Jobs that need doing

The phone by the bed rang at nine. I'd been sleeping late - deep and dreamless.
"Hullo Mr Baddeley. Npower. Have you the meter readings for Rock Cottage you were going to have for me this morning"
"Just a mo"
I creaked downstairs, Oscar bouncing down beside me towing his rat - he'll be my age in dog years by the end of this year - and read out the numbers from the scrap of paper where I'd written them in the rain in Gloucestershire yesterday afternoon.
The path up Bell Hill to Rock Cottage
Lin and I had driven the 70 miles from Birmingham to Lydbrook to meet a builder we'd been told about by our friend and neighbour Steve Outram who lives in the Forest. R had already taken a look at the place and prepared an estimate.
Lydbrook, Forest of Dean
R was there exactly when agreed, had done his research on me and the cottage and could start work in a few weeks - first of all re-pointing the end gables which, in Forest of Dean style, as he knew, were without weatherboards, a last slope of slates overhanging the roof at either end by inches, overfilled decades ago with mortar, now bulging out beyond the slates, catching rain. The guttering overflowed with debris. That too would be cleared. Then we could discuss further work.
Lin  and Richard at the cottage 1985
Richard and Lin at Rock Cottage in 1985
While I used my longest blade to scythe the meadow that was once our happy lawn, Lin walked R round indoors - showing him peeling wall paper, efflorescent walls and plaster flaked down to the lathes.

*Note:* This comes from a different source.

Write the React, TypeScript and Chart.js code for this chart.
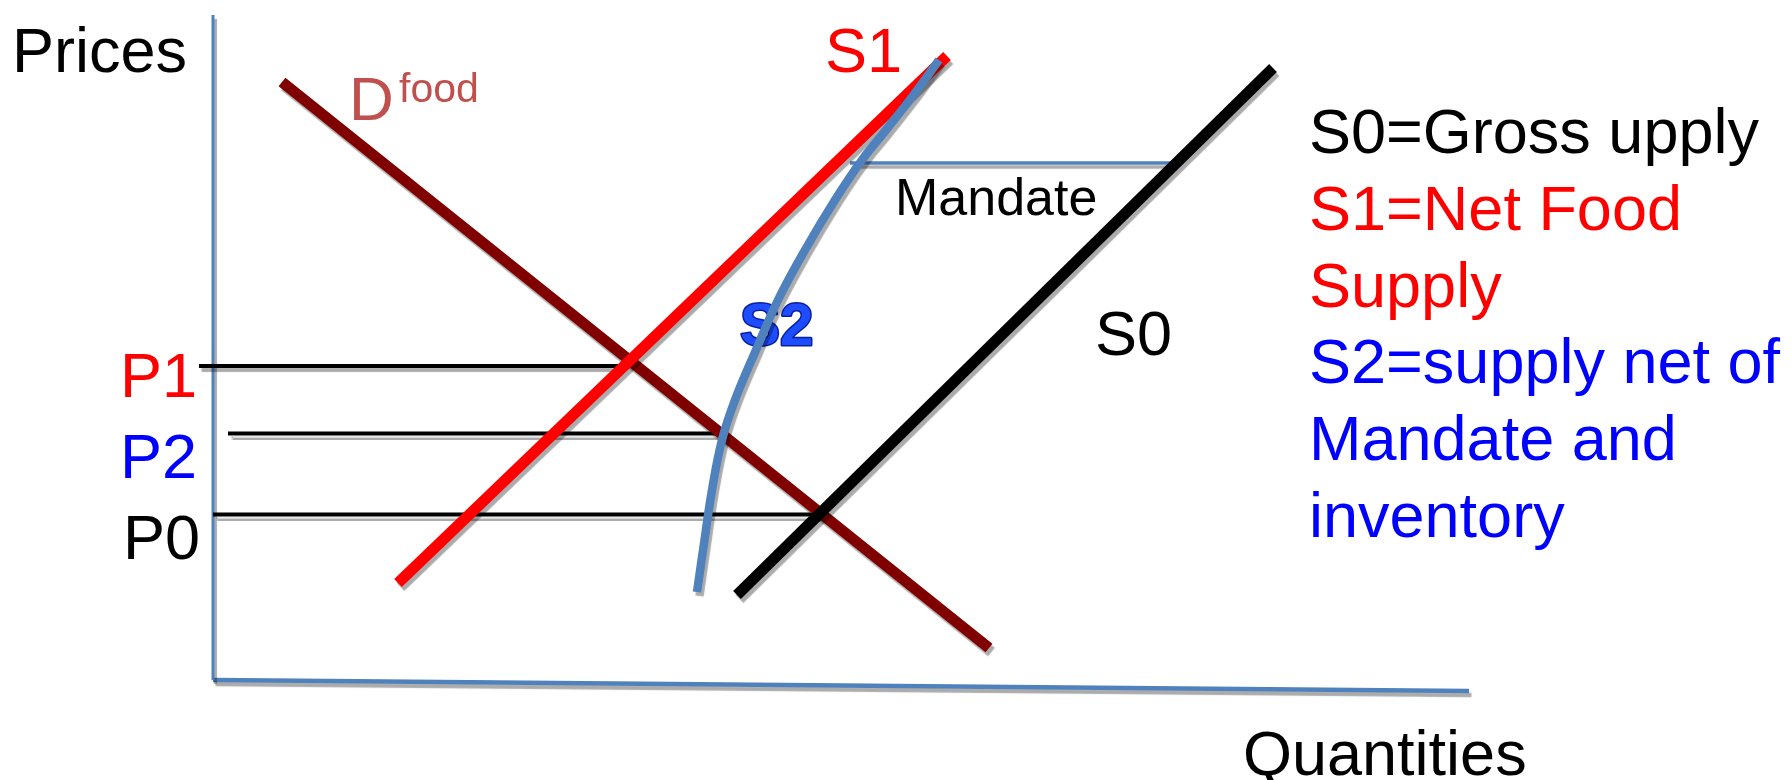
import React, { useEffect, useRef } from "react";
import { Chart, registerables } from "chart.js";

Chart.register(...registerables);

const FONT = '"Liberation Sans", Arial, Helvetica, sans-serif';

// ---- Data (quantity on x, price on y) ----
const demandFood = [
  { x: 6.9, y: 59.8 },
  { x: 77.6, y: 3.2 },
];
const supplyS1 = [
  { x: 18.5, y: 9.7 },
  { x: 73.4, y: 62.4 },
];
const supplyS0 = [
  { x: 52.4, y: 8.5 },
  { x: 106.0, y: 61.2 },
];
const supplyS2 = [
  { x: 48.4, y: 8.8 },
  { x: 49.15, y: 14.0 },
  { x: 49.9, y: 19.0 },
  { x: 50.9, y: 24.0 },
  { x: 52.2, y: 28.0 },
  { x: 54.3, y: 33.0 },
  { x: 56.5, y: 38.0 },
  { x: 59.2, y: 43.0 },
  { x: 62.2, y: 48.0 },
  { x: 64.9, y: 52.0 },
  { x: 67.3, y: 55.0 },
  { x: 69.9, y: 58.3 },
  { x: 72.6, y: 62.0 },
];

const priceNames = ["P1", "P2", "P0"];
const priceColors = ["#ff0000", "#0000ff", "#000000"];
const priceLevels = [31.4, 24.65, 16.55];
const priceLineStart = [-1.4, 1.5, 0.0];
const priceLineEnd = [41.0, 50.7, 61.1];

const mandateLevel = 51.7;
const mandateFrom = 63.7;
const mandateTo = 96.2;

const axisYTop = 66.5;
const axisXEnd = { x: 125.6, y: -1.1 };

const legendLines = [
  { text: "S0=Gross upply", color: "#000000" },
  { text: "S1=Net Food", color: "#ff0000" },
  { text: "Supply", color: "#ff0000" },
  { text: "S2=supply net of", color: "#0000ff" },
  { text: "Mandate and", color: "#0000ff" },
  { text: "inventory", color: "#0000ff" },
];

// ---- Layout of labels (data units, left / baseline) ----
const LABELS = [
  { text: "Prices", x: -20.1, y: 60.8, size: 63, color: "#000000" },
  { text: "Quantities", x: 103.0, y: -9.5, size: 63, color: "#000000" },
  { text: "S1", x: 61.2, y: 60.8, size: 63, color: "#ff0000" },
  { text: "D", x: 13.6, y: 56.0, size: 62, color: "#c0504d" },
  { text: "food", x: 18.6, y: 57.85, size: 41, color: "#c0504d" },
  { text: "Mandate", x: 68.2, y: 46.5, size: 52, color: "#000000" },
  { text: "S0", x: 88.2, y: 32.5, size: 63, color: "#000000" },
];
const S2_LABEL = { text: "S2", x: 52.7, y: 33.5, size: 60 };
const PRICE_LABEL_X = [-9.3, -9.3, -9.0];
const PRICE_LABEL_DY = [-3.1, -4.4, -4.4];
const LEGEND_X = 109.6;
const LEGEND_TOP = 52.67;
const LEGEND_STEP = 7.67;

const X_MIN = -21.3;
const X_MAX = 157.9;
const Y_MIN = -10;
const Y_MAX = 68;

const shadowPlugin = {
  id: "lineShadow",
  beforeDatasetDraw(chart: any) {
    const ctx = chart.ctx;
    ctx.save();
    ctx.shadowColor = "rgba(0,0,0,0.33)";
    ctx.shadowOffsetX = 2.5;
    ctx.shadowOffsetY = 4;
    ctx.shadowBlur = 1;
  },
  afterDatasetDraw(chart: any) {
    chart.ctx.restore();
  },
};

const textPlugin = {
  id: "textLabels",
  beforeDatasetsDraw(chart: any) {
    const ctx = chart.ctx;
    const xs = chart.scales.x;
    const ys = chart.scales.y;
    ctx.save();
    ctx.textBaseline = "alphabetic";
    ctx.textAlign = "left";
    ctx.font = `bold ${S2_LABEL.size}px ${FONT}`;
    const px = xs.getPixelForValue(S2_LABEL.x);
    const py = ys.getPixelForValue(S2_LABEL.y);
    ctx.lineJoin = "round";
    ctx.lineWidth = 3;
    ctx.strokeStyle = "#0a1f9c";
    ctx.strokeText(S2_LABEL.text, px, py);
    ctx.fillStyle = "#1e4dff";
    ctx.fillText(S2_LABEL.text, px, py);
    ctx.restore();
  },
  afterDatasetsDraw(chart: any) {
    const ctx = chart.ctx;
    const xs = chart.scales.x;
    const ys = chart.scales.y;
    ctx.save();
    ctx.textBaseline = "alphabetic";
    ctx.textAlign = "left";
    const put = (text: string, x: number, y: number, size: number, color: string) => {
      ctx.font = `${size}px ${FONT}`;
      ctx.fillStyle = color;
      ctx.fillText(text, xs.getPixelForValue(x), ys.getPixelForValue(y));
    };
    LABELS.forEach((l) => put(l.text, l.x, l.y, l.size, l.color));
    priceNames.forEach((n, i) =>
      put(n, PRICE_LABEL_X[i], priceLevels[i] + PRICE_LABEL_DY[i], 63, priceColors[i])
    );
    legendLines.forEach((l, i) =>
      put(l.text, LEGEND_X, LEGEND_TOP - i * LEGEND_STEP, 63, l.color)
    );
    ctx.restore();
  },
};

export default function App() {
  const ref = useRef<HTMLCanvasElement | null>(null);

  useEffect(() => {
    if (!ref.current) return;
    const line = (data: any[], color: string, width: number, extra: any = {}) => ({
      data,
      showLine: true,
      borderColor: color,
      backgroundColor: color,
      borderWidth: width,
      pointRadius: 0,
      pointHoverRadius: 0,
      borderCapStyle: "butt",
      fill: false,
      clip: false,
      ...extra,
    });

    const priceSets = priceLevels.map((p, i) =>
      line(
        [
          { x: priceLineStart[i], y: p },
          { x: priceLineEnd[i], y: p },
        ],
        "#000000",
        4
      )
    );

    const chart = new Chart(ref.current, {
      type: "scatter",
      data: {
        datasets: [
          line(supplyS2, "#4f81bd", 8.5, { tension: 0.4 }),
          line(supplyS1, "#ff0000", 11),
          line(supplyS0, "#000000", 11),
          line(demandFood, "#800000", 11),
          ...priceSets,
          line(
            [
              { x: mandateFrom, y: mandateLevel },
              { x: mandateTo, y: mandateLevel },
            ],
            "#4f81bd",
            3.5
          ),
          line(
            [
              { x: 0, y: 0 },
              { x: 0, y: axisYTop },
            ],
            "#4f81bd",
            3
          ),
          line([{ x: 0, y: 0 }, axisXEnd], "#4f81bd", 4.5),
        ] as any,
      },
      options: {
        animation: false,
        responsive: false,
        maintainAspectRatio: false,
        layout: { padding: 0 },
        events: [],
        plugins: {
          legend: { display: false },
          tooltip: { enabled: false },
          title: { display: false },
        },
        scales: {
          x: { type: "linear", min: X_MIN, max: X_MAX, display: false },
          y: { type: "linear", min: Y_MIN, max: Y_MAX, display: false },
        },
      } as any,
      plugins: [shadowPlugin, textPlugin],
    });
    return () => chart.destroy();
  }, []);

  return (
    <div
      style={{
        position: "fixed",
        left: 0,
        top: 0,
        width: 1792,
        height: 780,
        background: "#ffffff",
        overflow: "hidden",
      }}
    >
      <canvas ref={ref} width={1792} height={780} style={{ width: 1792, height: 780, display: "block" }} />
    </div>
  );
}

Outside there's clearing to be done, especially the branches from the ever-encroaching forest over-hanging the house, Old Man's Beard intertwined with a white sweet scented climbing rose which, with a Virginia Creeper, has besieged the frontage. A squirrel had been inside and running around in panic had broken a few china and glass ornaments, but we were not distressed at the state of the place. It will be so good to have it back into shape. The summer rain came sweeping down the Lydbrook valley in the English July way that makes sunny days so specially perfect. Amid thick wet grass my scythe was in its element, the lawn cleared in less than half an hour. I'm realising that the way to do this sort of thing is to have a set of tools beside the scythe to do what it's not suited for with any of the available blades. Of course there's the sharpener and later the peening jig.  I mean the rake, the sickle and for tougher undergrowth the panga - bought from a Birmingham ironmonger twenty years ago. There were corners in the garden where the mix of nettles, bramble tangles, dog turnip and thick stemmed horse carrot, rose bay and ash sprigs gave off a smell as rank as the ignored garden niches I'd explore as a child - the nearest in England you'd ever come to feral growth. Here the panga helps restore order and the sickle works in between allowing down cuts not suitable with a scythe.

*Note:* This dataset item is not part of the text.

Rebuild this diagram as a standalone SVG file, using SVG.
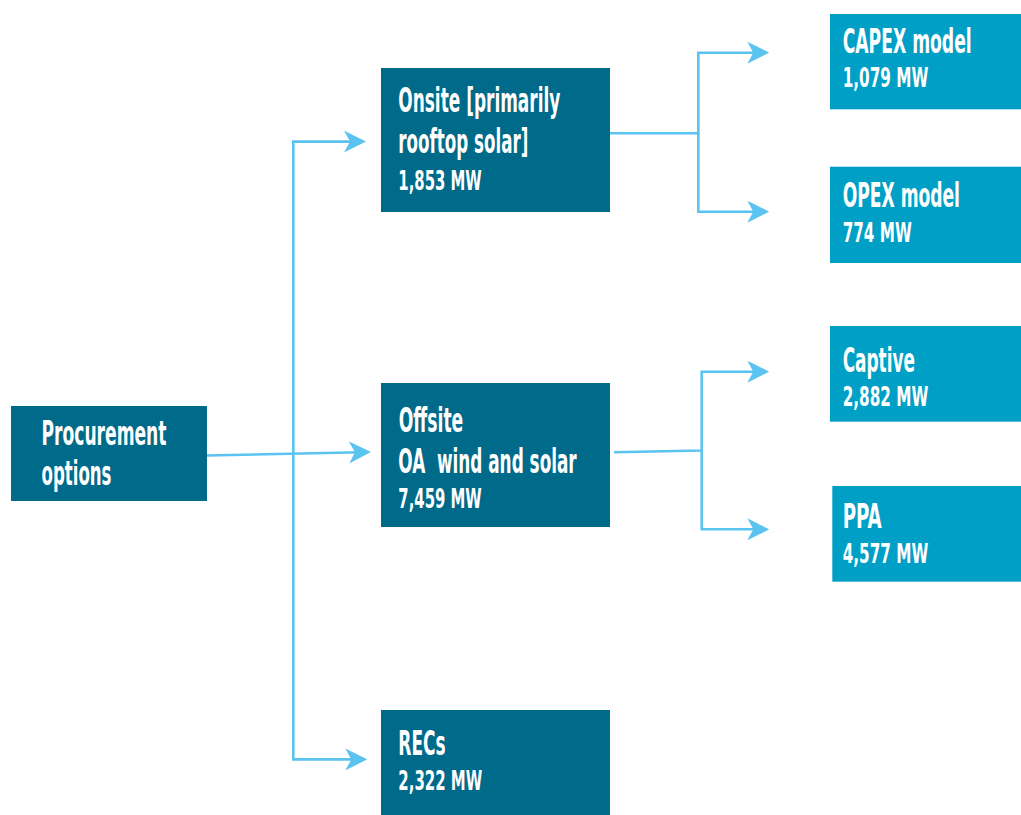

We drove back to Birmingham content at having ticked one of our larger boxes. Things should happen now. Meantime there's still the flat in town to be redecorated so we can earn some rent - a seemingly endless list of small niggly jobs like smoothing off cat scratched cornices, cleaning the lavatory basin and the bath, dissolving a line of dirty silicone seal and replacing it round the bath edge, replacing scratched curtains and putting up new curtain rails, replacing a carpet and the bathroom lino, cleaning the u-bend below the kitchen sink, scrubbing and wiping surfaces, cleaning windows and window frames inside and out, replacing lampshades, cleaning scuffed upholstery, polishing out mug stains on wood surfaces, refixing mirrors and a number of loosened fitments and scraping off the remains of sticky fixatives used for hanging pictures on smooth surfaces, and painting painting painting.
Then there's the allotment....
Then there's Central Handsworth Practical Care Project. I woke late this morning because I was still drafting the minutes of last night's meeting of the project's Voluntary Advisory Group at 2.00am. We're in debt. We're not nearly transparent enough but at least we know the detail of our situation and are beginning to repay those debts and cover current wages and, most important, have formal support from the project's old committee to take the steps needed to get the project onto an even keel. Everything is going to get tougher when it comes to seeking grants and building partnerships. The level of detail required to be considered accountable for money's received is going to get far greater. So be it. It is about redistribution of other people's money to help the neediest in the area. Quite rightly people should know their money is being spent in the right places.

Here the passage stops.